I think handicapping record is important on the extreme ends of the spectrum. But a 6-10 team that is competitive (like the Browns last year), is still going to run a lot if running is their philosophy (and we only know that by looking at how often teams run or pass on first down; the rest is too influenced by situation).

So tell me which teams/systems/coordinators stand out as havens for runners or passers/wideouts. Let's handicap that. Who gets a big upgrade or downgrade because of change in system/coordinators and why? We all focus on this (or try to) when a guy changes teams, but less when the player stays but the system around him changes.

This point dovetails nicely into the feelings we share regarding strength of schedule. It's mostly a waste of precious math resources. The only bigger waste of time in fantasy is figuring out a guy's playoff-week matchups in August. Those opponents could have five major injuries on defense before Halloween or some fourth-rounder can be playing like an all-pro. For the playoff weeks, you look for weather, indoor games are premium, especially in the passing and kicking games. But even December weather is nothing more than a head or tailwind in picking a player.
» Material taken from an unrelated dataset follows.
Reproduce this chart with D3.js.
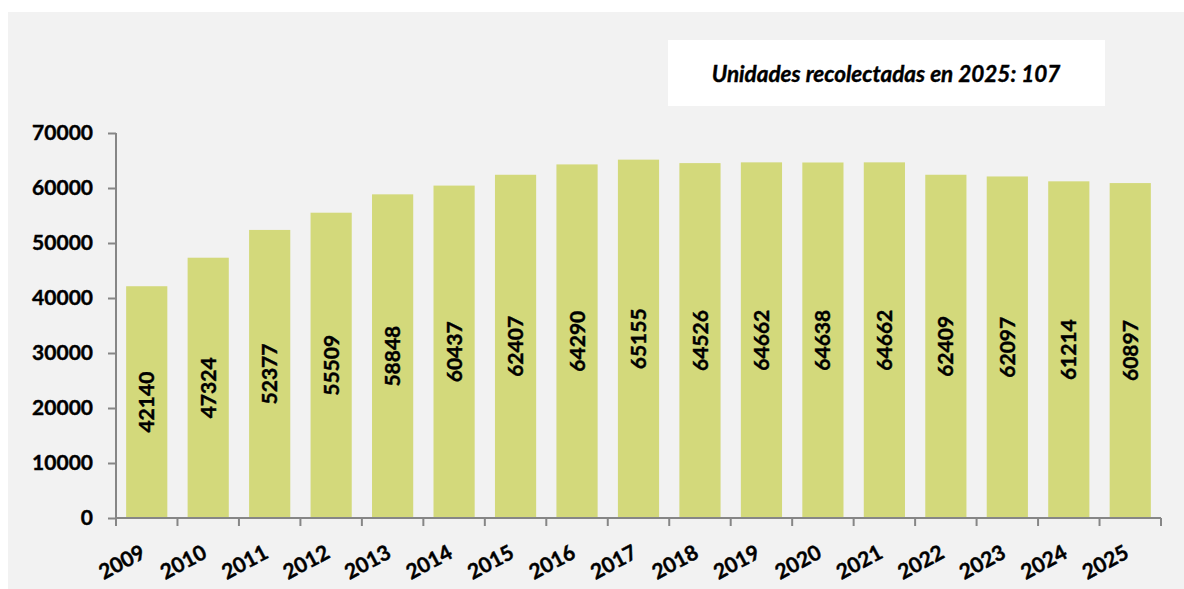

As for how we pick players, the thing I hate about auctions is that some guy walks away with a gem just because the guy who REALLY likes that same player is out of cash. Everyone focuses on the fact that the Larry Johnsons go to the guy who actually likes him the most, which is good. But they forget how the draft turns after five or six rounds and then, it's the guy who likes the player the most who gets him. In auctions, the pattern is reversed. So, to me, it's pick your poison.

Yeah, I can think of a modern holdout who missed a lot of time. Walter Jones for a couple years running. That was a franchise player, too. We forget about this because it wasn't a fantasy guy, but if he can do it, why won't a running back or WR? Deion Branch is under contract and getting fined $14 Grand a day for his holdout, which isn't pocket change for anyone. So, I think this has a good chance of going the distance (meaning November), as Branch is in the final year of his deal and doesn't want to sign another bad one.